The research on babies and young children in nursery education started with the Esmee Fairbairn funded study `Every Day Stories — Relationships for Learning' (1995-1999) funded by Esmee Fairbairn). This study was influential in media debate (see for example Sunday Times, 4th January 1998). It challenged a popular view of nursery as automatically a negative place for very young children. Further, it documented the importance for each child of an individual relationship with mainly one member of staff in nursery — the `key person' (see Elfer and Selleck 1999). The research led to Elfer being invited to contribute to the drafting of the first UK Government guidance on working with under threes in nursery, the `Birth to Three Matters Framework (DfES 2002), which incorporated the `key-person' role. The research also underpinned a practice guidance book for nursery staff on implementing the key-person role (Elfer, Goldschmied and Selleck (2003) Key Persons in the Nursery. London: David Fulton, 6000 copies). In turn, the book helped raise awareness of the research and facilitate its translation into practice. Elfer gave evidence as an expert witness to the House of Commons Early Education Select Committee (8th November 2006), and reported on the research for a Channel 4 Dispatches Programme (27th April 2007).

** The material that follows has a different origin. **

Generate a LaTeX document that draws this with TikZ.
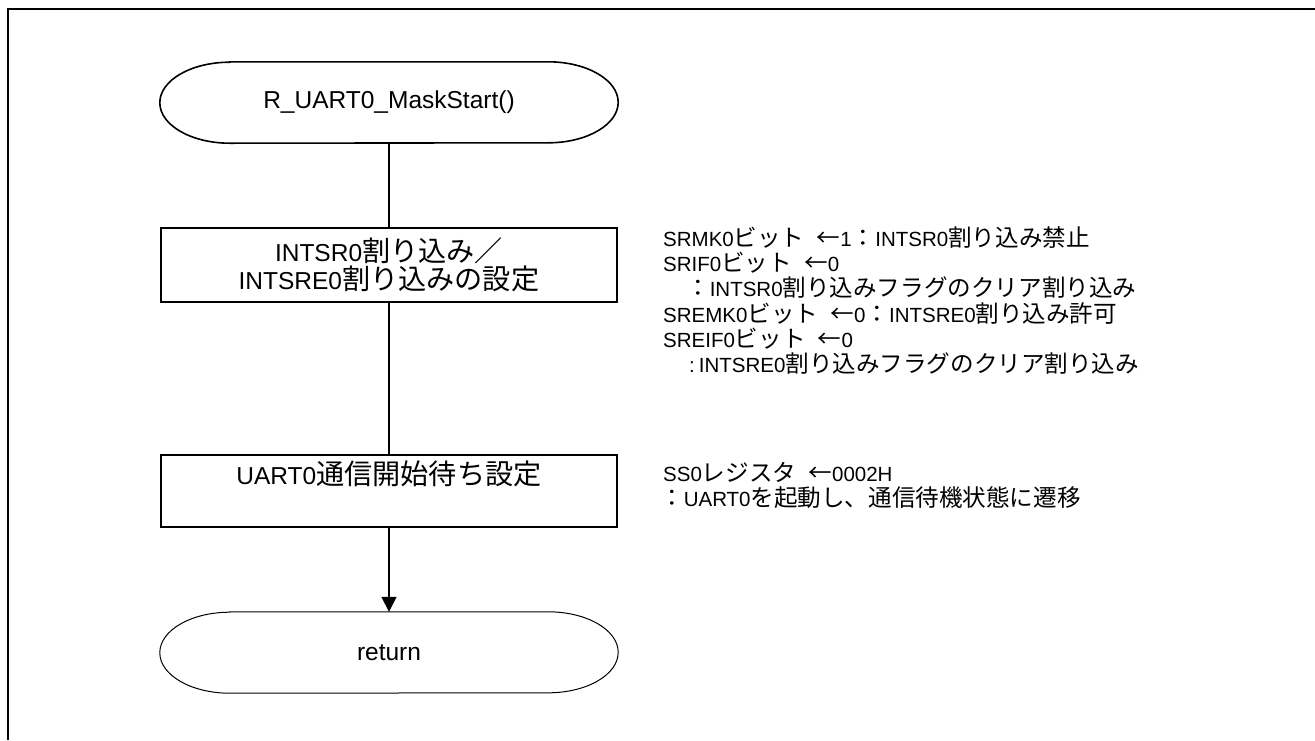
\documentclass[tikz,border=0pt]{standalone}
\usepackage{fontspec}
\setmainfont{Liberation Sans}
\newfontfamily\jpfont[Scale=1.15]{Noto Sans CJK JP}
\newcommand{\J}[1]{{\jpfont #1}}
\newcommand{\gap}{\hspace{0.6em}}
\usetikzlibrary{arrows.meta}
\begin{document}
\begin{tikzpicture}[x=1pt,y=1pt,
  proc/.style={draw,line width=1.6pt,minimum width=456pt,minimum height=74pt,inner sep=0pt,font=\fontsize{24.5}{28}\selectfont,align=center},
  term/.style={minimum width=458pt,minimum height=81pt,inner sep=0pt,font=\fontsize{24.5}{28}\selectfont},
  flow/.style={line width=1.6pt},
  note/.style={anchor=base west,inner sep=0pt,font=\fontsize{20.5}{25}\selectfont},
  frame/.style={line width=2.8pt}
]
\useasboundingbox (0,0) rectangle (1315,-740);
\draw[frame] (1315,-9) -- (8,-9) -- (8,-740);

% start terminator
\node[term] (start) at (389,-102.5) {R\_UART0\_MaskStart()};
\draw[line width=1.6pt] ([xshift=70pt]start.north west) -- ([xshift=-70pt]start.north east)
  arc[start angle=90,end angle=-90,x radius=70pt,y radius=40.5pt]
  -- ([xshift=70pt]start.south west)
  arc[start angle=270,end angle=90,x radius=70pt,y radius=40.5pt] -- cycle;

% process 1
\node[proc] (box1) at (389,-265) {INTSR0\J{割り込み／}\\INTSRE0\J{割り込みの設定}};

% process 2
\node[proc,minimum height=72pt] (box2) at (389,-491) {};
\node[font=\fontsize{24.5}{28}\selectfont,inner sep=0pt] (box2t) at (389,-474) {UART0\J{通信開始待ち設定}};

% return terminator
\node[term] (ret) at (389,-652.5) {return};
\draw[line width=1pt] ([xshift=70pt]ret.north west) -- ([xshift=-70pt]ret.north east)
  arc[start angle=90,end angle=-90,x radius=70pt,y radius=40.5pt]
  -- ([xshift=70pt]ret.south west)
  arc[start angle=270,end angle=90,x radius=70pt,y radius=40.5pt] -- cycle;

% connectors
\draw[flow] (start.south) -- (box1.north);
\draw[flow] (box1.south) -- (box2.north);
\draw[flow,-{Triangle[length=15pt,width=15pt]}] (box2.south) -- (ret.north);

% notes
\node[note] (n1) at (663,-246) {SRMK0\J{ビット}\gap\J{←}1\J{：}INTSR0\J{割り込み禁止}};
\node[note] (n2) at (663,-271) {SRIF0\J{ビット}\gap\J{←}0};
\node[note] (n3) at (686,-296) {\J{：}INTSR0\J{割り込みフラグのクリア割り込み}};
\node[note] (n4) at (663,-322) {SREMK0\J{ビット}\gap\J{←}0\J{：}INTSRE0\J{割り込み許可}};
\node[note] (n5) at (663,-347) {SREIF0\J{ビット}\gap\J{←}0};
\node[note] (n6) at (689,-372) {:\hspace{4pt}INTSRE0\J{割り込みフラグのクリア割り込み}};
\node[note] (n7) at (663,-481) {SS0\J{レジスタ}\gap\J{←}0002H};
\node[note] (n8) at (660,-506) {\J{：}UART0\J{を起動し、通信待機状態に遷移}};
\end{tikzpicture}
\end{document}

Contributing to and influencing Government curriculum guidance and requirements:

At the end of 2007, the Government replaced the Birth to Three Matters Framework with the Early Years Foundation Stage (EYFS), implemented in 2008, and raised the status of the key person role from guidance to statutory requirement. Elfer was asked to draft the guidance on attachment and the `key-person' role, made available on the Department for Education and Skills (DfES) website (2007). Continuing research on the impact of the role in nurseries (Elfer, 2006) helped underpin this. Elfer was also a contributing author of further Government guidance issued to the early years sector by the DfES (Social and Emotional Aspects of Development (SEAD) Guidance: 2009 HMSO).

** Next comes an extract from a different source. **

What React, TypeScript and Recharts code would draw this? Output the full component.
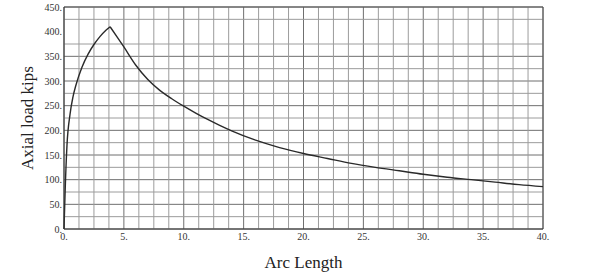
import React from 'react';
import { LineChart, Line, XAxis, YAxis, CartesianGrid, ReferenceLine } from 'recharts';

// arc length vs axial load
const arcLength = [0, 0.05, 0.1, 0.25, 0.5, 0.75, 1, 1.5, 2, 2.5, 3, 3.5, 3.85, 4.5, 5, 6, 7, 8, 9, 10, 11, 12, 13, 14, 16, 18, 20, 22, 24, 26, 28, 30, 32, 34, 36, 38, 40];
const axialLoad = [0, 40, 80, 170, 232, 268, 292, 328, 354, 374, 390, 403, 410, 387, 369, 332, 303, 281, 264, 249, 235, 222, 210, 199, 180, 165, 153, 143, 133, 125, 118, 111, 105, 100, 95, 90, 86];

const xTicks = [0, 5, 10, 15, 20, 25, 30, 35, 40];
const yTicks = [0, 50, 100, 150, 200, 250, 300, 350, 400, 450];

// the curve has a sharp peak, so draw the rising and falling parts as two pieces
const peak = axialLoad.indexOf(Math.max(...axialLoad));
const data = arcLength.map((x, i) => ({
  x,
  rise: i <= peak ? axialLoad[i] : null,
  fall: i >= peak ? axialLoad[i] : null,
}));

// minor grid between the labelled ticks
const minorX = Array.from({ length: 33 }, (_, i) => i * 1.25).filter((v) => v % 5 !== 0);
const minorY = Array.from({ length: 19 }, (_, i) => i * 25).filter((v) => v % 50 !== 0);

const fmt = (v: number) => `${v}.`;

const YLabel = () => (
  <text
    x={27}
    y={118}
    transform="rotate(-90, 27, 118)"
    textAnchor="middle"
    dominantBaseline="central"
    fontSize={17}
    fill="#222"
    fontFamily="'Liberation Serif', serif"
  >
    Axial load kips
  </text>
);

export default function App() {
  return (
    <div style={{ position: 'absolute', left: 0, top: 0, width: 589, height: 274, background: '#fff' }}>
      <LineChart width={589} height={274} data={data} margin={{ top: 7, right: 46, left: 0, bottom: 0 }}>
        <CartesianGrid stroke="#6f6f6f" strokeWidth={1} />
        {minorX.map((v) => (
          <ReferenceLine key={'mx' + v} x={v} stroke="#9c9c9c" strokeWidth={1} />
        ))}
        {minorY.map((v) => (
          <ReferenceLine key={'my' + v} y={v} stroke="#9c9c9c" strokeWidth={1} />
        ))}
        <ReferenceLine x={40} stroke="#555" />
        <ReferenceLine y={450} stroke="#555" />
        <XAxis
          dataKey="x"
          type="number"
          domain={[0, 40]}
          ticks={xTicks}
          tickFormatter={fmt}
          height={45}
          tickSize={0}
          tickMargin={4}
          stroke="#333"
          tick={{ fontSize: 10, fill: '#333', fontFamily: "'Liberation Serif', serif" }}
          label={{ value: 'Arc Length', position: 'insideBottom', offset: 6, fontSize: 17, fill: '#222', fontFamily: "'Liberation Serif', serif" }}
        />
        <YAxis
          type="number"
          domain={[0, 450]}
          ticks={yTicks}
          tickFormatter={fmt}
          width={64}
          tickSize={0}
          tickMargin={2}
          stroke="#333"
          tick={{ fontSize: 10, fill: '#333', fontFamily: "'Liberation Serif', serif" }}
          label={<YLabel />}
        />
        <Line dataKey="rise" type="monotone" stroke="#2a2a2a" strokeWidth={1.4} dot={false} isAnimationActive={false} />
        <Line dataKey="fall" type="monotone" stroke="#2a2a2a" strokeWidth={1.4} dot={false} isAnimationActive={false} />
      </LineChart>
    </div>
  );
}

In 2010, the new Coalition Government commissioned a review of the EYFS against the backdrop of a commitment to de-regulation. It was feared that the key person requirement would be lost or down-graded back to guidance only. Elfer coordinated and drafted a submission of the evolving evidence on the key-person role to Dame Clare Tickell, who led the review. Her final report recommended retention of the `key person' duty. This was accepted in the Coalition response and the `key-person' role remains a statutory duty. As a result, Elfer's research began to focus more on issues relating to the implementation of nursery attachments. It has shown (Elfer 2006; Elfer 2007; Elfer and Dearnley 2007; Elfer 2012) how, following the key-person requirement, making professional but emotionally close relationships with individual children can be stressful. The research has shown the value of reflective support to nursery staff as they engage more closely with children. The Tickell review, as well as recommending retention of the key-person duty, has responded to these findings and a new duty has now been included in the revised EYFS for all early years staff to have regular supervision (professional reflection) time.

Enhancing professional development:

The foundation Esmee Fairbairn study, the Everyday Stories of the 15 children researched and the evaluation framework developed by the study, continue to be available on the National Children's Bureau website as an open access resource for professionals.

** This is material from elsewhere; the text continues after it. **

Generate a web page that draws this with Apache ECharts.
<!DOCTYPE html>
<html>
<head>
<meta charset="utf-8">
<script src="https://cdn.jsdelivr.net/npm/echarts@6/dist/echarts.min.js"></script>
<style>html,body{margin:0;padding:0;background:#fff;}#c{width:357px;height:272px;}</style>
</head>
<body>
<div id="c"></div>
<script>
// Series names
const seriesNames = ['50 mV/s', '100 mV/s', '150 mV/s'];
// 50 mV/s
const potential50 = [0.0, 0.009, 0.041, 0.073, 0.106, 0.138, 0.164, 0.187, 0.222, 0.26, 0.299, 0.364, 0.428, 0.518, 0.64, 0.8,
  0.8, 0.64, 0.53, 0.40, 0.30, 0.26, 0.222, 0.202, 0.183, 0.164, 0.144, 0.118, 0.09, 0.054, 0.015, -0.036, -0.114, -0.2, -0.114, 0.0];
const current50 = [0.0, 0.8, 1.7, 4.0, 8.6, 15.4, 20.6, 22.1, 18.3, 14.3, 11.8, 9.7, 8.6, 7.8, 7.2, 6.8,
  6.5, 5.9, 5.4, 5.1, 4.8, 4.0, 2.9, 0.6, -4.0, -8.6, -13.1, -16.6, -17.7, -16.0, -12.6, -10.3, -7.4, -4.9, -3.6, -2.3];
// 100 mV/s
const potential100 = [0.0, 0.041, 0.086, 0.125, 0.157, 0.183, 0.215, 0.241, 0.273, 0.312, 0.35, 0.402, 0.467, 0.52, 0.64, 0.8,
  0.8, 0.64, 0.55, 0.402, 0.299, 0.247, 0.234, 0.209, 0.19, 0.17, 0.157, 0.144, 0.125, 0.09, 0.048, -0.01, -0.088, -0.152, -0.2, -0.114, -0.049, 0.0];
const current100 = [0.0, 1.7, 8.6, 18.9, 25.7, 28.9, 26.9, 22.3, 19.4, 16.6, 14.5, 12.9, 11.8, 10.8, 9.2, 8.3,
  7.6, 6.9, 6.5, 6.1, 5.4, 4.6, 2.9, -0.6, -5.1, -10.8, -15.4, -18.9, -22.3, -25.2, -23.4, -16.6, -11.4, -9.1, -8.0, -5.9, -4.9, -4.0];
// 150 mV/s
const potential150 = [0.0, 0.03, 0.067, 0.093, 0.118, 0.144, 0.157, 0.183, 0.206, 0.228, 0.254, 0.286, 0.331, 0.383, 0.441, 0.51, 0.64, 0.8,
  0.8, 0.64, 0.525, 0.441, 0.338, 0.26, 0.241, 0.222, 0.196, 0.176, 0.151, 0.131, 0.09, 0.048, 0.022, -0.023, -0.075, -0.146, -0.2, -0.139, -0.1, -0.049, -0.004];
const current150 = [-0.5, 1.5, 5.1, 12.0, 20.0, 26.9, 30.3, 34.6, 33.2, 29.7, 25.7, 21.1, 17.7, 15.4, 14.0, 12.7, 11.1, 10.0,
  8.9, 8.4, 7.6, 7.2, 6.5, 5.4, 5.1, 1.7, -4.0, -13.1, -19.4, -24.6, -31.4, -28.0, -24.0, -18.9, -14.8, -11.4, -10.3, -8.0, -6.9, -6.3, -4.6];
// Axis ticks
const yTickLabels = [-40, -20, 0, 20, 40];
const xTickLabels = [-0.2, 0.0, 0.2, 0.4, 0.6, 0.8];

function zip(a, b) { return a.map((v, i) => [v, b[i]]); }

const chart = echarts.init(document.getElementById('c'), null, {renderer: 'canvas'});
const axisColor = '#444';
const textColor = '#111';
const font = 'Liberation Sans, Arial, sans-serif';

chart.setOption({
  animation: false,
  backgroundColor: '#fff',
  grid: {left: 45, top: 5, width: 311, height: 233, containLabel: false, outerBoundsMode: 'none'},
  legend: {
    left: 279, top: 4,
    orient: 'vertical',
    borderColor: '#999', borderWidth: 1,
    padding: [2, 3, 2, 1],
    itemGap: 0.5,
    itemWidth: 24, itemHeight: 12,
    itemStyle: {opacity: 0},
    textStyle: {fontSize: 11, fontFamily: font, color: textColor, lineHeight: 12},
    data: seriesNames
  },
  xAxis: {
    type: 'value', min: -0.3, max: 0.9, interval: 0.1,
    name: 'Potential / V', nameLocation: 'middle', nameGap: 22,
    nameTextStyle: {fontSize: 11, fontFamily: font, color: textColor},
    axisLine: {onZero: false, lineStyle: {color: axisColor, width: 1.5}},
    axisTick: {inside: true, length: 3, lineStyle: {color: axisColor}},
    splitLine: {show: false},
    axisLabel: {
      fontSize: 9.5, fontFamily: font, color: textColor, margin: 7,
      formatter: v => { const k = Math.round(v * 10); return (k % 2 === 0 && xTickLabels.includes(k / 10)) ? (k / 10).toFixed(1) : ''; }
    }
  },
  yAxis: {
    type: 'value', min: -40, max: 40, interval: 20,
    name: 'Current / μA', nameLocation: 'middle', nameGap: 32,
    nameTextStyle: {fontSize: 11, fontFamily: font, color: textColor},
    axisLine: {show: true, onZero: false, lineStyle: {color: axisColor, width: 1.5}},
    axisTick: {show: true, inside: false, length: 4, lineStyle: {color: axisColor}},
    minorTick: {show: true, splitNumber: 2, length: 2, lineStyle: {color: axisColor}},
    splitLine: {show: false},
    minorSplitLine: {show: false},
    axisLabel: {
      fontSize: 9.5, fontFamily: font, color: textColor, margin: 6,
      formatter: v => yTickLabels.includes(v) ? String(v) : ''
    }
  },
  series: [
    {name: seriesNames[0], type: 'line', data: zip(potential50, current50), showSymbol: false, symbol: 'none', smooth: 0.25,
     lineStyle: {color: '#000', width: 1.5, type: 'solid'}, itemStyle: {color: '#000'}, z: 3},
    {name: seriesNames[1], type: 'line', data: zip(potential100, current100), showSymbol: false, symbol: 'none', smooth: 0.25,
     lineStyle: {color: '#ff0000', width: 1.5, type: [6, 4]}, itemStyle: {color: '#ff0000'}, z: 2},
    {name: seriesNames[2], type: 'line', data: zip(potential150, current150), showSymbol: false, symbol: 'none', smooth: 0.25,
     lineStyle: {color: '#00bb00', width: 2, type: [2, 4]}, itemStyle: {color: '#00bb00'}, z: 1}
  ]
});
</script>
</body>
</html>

In addition to establishing the key-person role in government guidance, the programme of research has also evaluated models of supervision (professional reflection). It has underpinned two programmes of continuing professional development (CPD) to support staff implementing the supervision duty. The first is a programme of CPD to help staff stay engaged with and responsive to individual children and to base the details of their interactions on close observations. This programme has resulted in over 16 contracts in English LEAs over a five year period (2007-2012) extending as widely as Kent, Bristol, Birmingham and Wigan. Each contract involves 10-12 senior nursery staff, each responsible for an average of 8 children. The CPD has therefore directly impacted on well over a 1000 young children, but has been shown to have continuing impact (Elfer and Dearnley 2007) so that this number will grow. The programme has generated a combined income of around £200k and joint work with a commercial national nursery chain to examine the implementation of attachments between practitioners and children within its nurseries.

Elfer has also been commissioned by the South London NHS Health Inequalities and Education Cluster group to use the research for the development of e-learning materials for senior staff to facilitate professional reflection with more junior staff. These materials have now been developed and piloted in one nursery school and children's centre and already commissioned in three others.

The practice book `Key Persons in the Nursery' continues to be the primary source of guidance being used by practitioners, as evidenced by its prominence on nursery and children's centre websites. The book has been developed as a second edition (2011) and extended for use by teachers in schools as well as nurseries. It has also been translated into Italian (Persone chiave al nido) and Elfer was asked to present the work at its launch in Trento, Italy in October 2010 as key- person practice was taken up in Italy.

Impact on evolving UK government policy

The UK Coalition Government is committed to increasing the quality and reducing the cost of nursery provision. Its initial plans of how to do this were issued in a consultation document `More Great Childcare' (MGC). MGC sought to reduce costs by increasing child-nursery staff ratios and cutting the role of local authority advisers in providing support to nurseries. The programme of research enabled an intervention in the policy debate around MGC in the form of a `briefing paper' for politicians and practitioners and two shorter statements of the key research messages for nursery in the form of letters in the national press (The Guardian, 16th January 2013; The Times 31st January 2013). The briefing paper shows the research evidence for the critical value of maintaining child-nursery ratios as a pre-requisite of consistent, sensitive and responsive interactions with babies and young children in nursery. The briefing has been widely circulated on social media sites, (Twitter, Facebook and MumsNet), and has helped stimulate debate. As the policy debate picked up speed, the prominence of the briefing resulted in Elfer's contribution to a number of high profile activities — including addressing the All Party Parliamentary Group on Children (APPGC) and an individual meeting with Lord Listowel, Deputy Chair of APPGC, who subsequently used the briefing in the Queen's Speech Debate, 4th day, 14th May 2013). The briefing has also been taken up by the Office of the Shadow Secretary for Education as part of the development of their alternative Labour Party policy on nursery provision. Finally, the research has been used to write a briefing by the Minister of Children and Youth Affairs in the Irish Republic, Mrs Frances Fitzgerald, who has written to advise of its use in the Irish Strategy Expert Group as they evolve Irish early years policy on nurseries. The proposal to increase nursery ratios has now been rejected by the UK Coalition Government.

Sources to corroborate the impact

Former Senior Assistant Director, DfES National Strategies Team and now freelance consultant.

Head of Early Years, Bristol City Council.

Consultant and Early Years Adviser, Southwark LEA.

Head, Sheringham Nursery School and Children's Center; Newham LEA.

Lord Francis Listowel, Vice-Chair, All Party Parliamentary Group for Children.

The Early Years Foundation Stage: Setting the Standards for Learning, Development and Care for children from birth to five. Department for Children, Schools and Families. May 2008. DVD.